The boss who gives agency workers a dressing down for a job badly-done could be doing them a big favour, a leading employment law specialist has warned.
Act like an employer, and in the eyes of the law that's just what you become - conferring on temps all the valuable employment rights of permanent members of staff, says Ranjit Dhindsa, head of the Midlands employment law team for law firm Reed Smith Richards Butler.
A simple workplace rocket - or even a complementary appraisal of their work - can bestow expensive employment rights on agency workers, completely negating many of the cost benefits employers find in using temps, she cautioned.
Her warning comes in the wake of a precedent-setting ruling by the Court of Appeal in the case of a self employed cleaner who, over a number of years and through a succession of agencies, had worked at Greenwich Council.
After a period of sick leave she was removed by the agency who placed another cleaner in her job. She brought a claim for unfair dismissal - but targeted the local authority rather than the agency that sacked her.
Although her claim was rejected by an Employment Tribunal, and subsequently on appeal, Ms Dhindsa says the case holds lessons for employers using agency workers, who she says should guard against dealing with temps in a way that gives them rights.
Her advice includes keeping agency workers at arm's length and not integrating them into the wider workforce, keeping their tasks specific and reviewing them regularly to ensure they stay within the guidelines, and seeking indemnities from agencies in respect of claims from the temps they supply.
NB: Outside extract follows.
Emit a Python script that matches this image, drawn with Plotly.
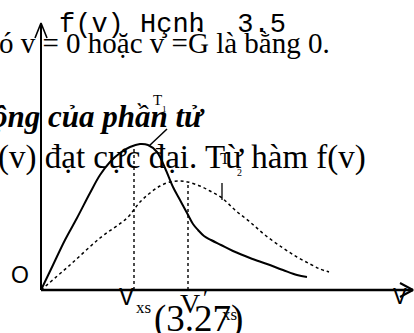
import plotly.graph_objects as go

# Maxwell speed distribution f(v) at two temperatures (T1 < T2), origin at O
v_t1 = [0, 12, 24, 36, 49, 59, 69, 79, 89, 99, 107, 116, 124, 132, 139, 146,
        152, 157, 163, 170, 180, 192, 209, 226, 242, 256, 266]
f_t1 = [0, 25, 50, 72, 97, 115, 128, 137, 143, 146, 145, 138, 122, 103, 90, 77,
        66, 60, 54, 50, 45, 39, 32, 26, 20, 15, 13]

v_t2 = [0, 29, 59, 86, 99, 109, 119, 129, 139, 147, 159, 169, 181, 194, 209,
        224, 242, 256, 269, 279, 288]
f_t2 = [0, 25, 52, 72, 88, 97, 104, 108, 109, 108, 104, 99, 92, 80, 68,
        55, 42, 33, 26, 21, 18]

# most probable speeds and the peak heights reached there
v_xs = [93, 147]
f_peak = [143, 107]

# axis extents and arrowheads
x_axis_v = [0, 372]
x_axis_f = [0, 0]
y_axis_v = [0, 0]
y_axis_f = [0, 266]
x_arrow_v = [359, 372, 359]
x_arrow_f = [7, 0, -7]
y_arrow_v = [-6, 0, 6]
y_arrow_f = [252, 267, 252]

# label pointers
t1_ptr_v = [108, 126]
t1_ptr_f = [144, 161]
t2_ptr_v = [181, 181]
t2_ptr_f = [90, 107]

fig = go.Figure()

def line(xs, ys, width=2, dash="solid", shape="linear"):
    fig.add_trace(go.Scatter(x=xs, y=ys, mode="lines", hoverinfo="skip",
                             line=dict(color="black", width=width, dash=dash, shape=shape)))

line(x_axis_v, x_axis_f, width=2.6)
line(y_axis_v, y_axis_f, width=2)
line(x_arrow_v, x_arrow_f, width=2)
line(y_arrow_v, y_arrow_f, width=1.6)

line(v_t1, f_t1, width=2, shape="spline")
line(v_t2, f_t2, width=1.5, dash="dot", shape="spline")

for vx, fp in zip(v_xs, f_peak):
    line([vx, vx], [0, fp], width=1.4, dash="dot")

line(t1_ptr_v, t1_ptr_f, width=1.5)
line(t2_ptr_v, t2_ptr_f, width=1.3)

SERIF = "Liberation Serif"
MONO = "Liberation Mono"
SANS = "Liberation Sans"

def label(text, x, y, family, size, xanchor="center", yanchor="middle"):
    fig.add_annotation(x=x, y=y, xref="x", yref="y", text=text, showarrow=False,
                       xanchor=xanchor, yanchor=yanchor,
                       font=dict(family=family, size=size, color="black"))

label("f(v) Hçnh\u00a0 3.5", 16, 265, MONO, 27, xanchor="left")
label("ó v = 0 hoặc v =Ġ là bằng 0.", 291, 247, SERIF, 29, xanchor="right")
label("<b><i>ộng của phần tử</i></b>", 166, 174, SERIF, 31, xanchor="right")
label("(v) đạt cực đại. Từ hàm f(v)", 327, 133, SERIF, 33, xanchor="right")

label("O", -21, 15, SANS, 23)
label("V", 85, -8, MONO, 25)
label("xs", 102, -17, SERIF, 17)
label("(3.27)", 111, -29, SERIF, 37, xanchor="left")
label("V", 149, -13, SERIF, 28)
label("′", 164, -7, SERIF, 22)
label("xs", 188, -24, SERIF, 17)
label("V", 359, -8, MONO, 23)

label("T", 116, 190, SERIF, 15)
label("1", 123, 181, SERIF, 9)
label("T", 184, 132, SERIF, 16)
label("2", 198, 118, SERIF, 10)

fig.update_layout(
    width=414, height=333,
    margin=dict(l=0, r=0, t=0, b=0),
    paper_bgcolor="white", plot_bgcolor="white",
    showlegend=False,
    xaxis=dict(range=[-41, 373], visible=False, fixedrange=True),
    yaxis=dict(range=[-43, 290], visible=False, fixedrange=True),
)

fig.write_html("out.html")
Employers who relax these rules invite the courts and employment tribunals to infer that any contract of employment exists between the temp and the end user, rather than the agency, Ms Dhindsa said.
"This was an important case, and the out-come will be welcomed by employers," she added. "However they should be aware that employers can create an implied contract between themselves and an agency worker, just by the way they treat them."
Ms Dhindsa went on: "This decision is good news for employers because it means that provided they observe the rules on how to deal with temps, and have the correct documentation in place with the agency and not the worker, no contract of employment should be implied."
She says the question now is whether there will be renewed pressure on the Government to change the law in order to give agency workers more rights.
Lord Justice Mummery, who gave the leading judgment in the Court of Appeal, said the decision was given against the current controversy over the absence of job protection for agency workers on the one hand, and the need to retain a flexible labour market on the other.
Ms Dhindsa says the issue has re-emerged in Europe, and has also been the subject of a private member's bill introduced to Parliament in December, which proposes giving agency workers the same rights as permanent employees.
"The unfortunate consequence of any change of law is that giving agency workers more rights will make employers more wary about employing them."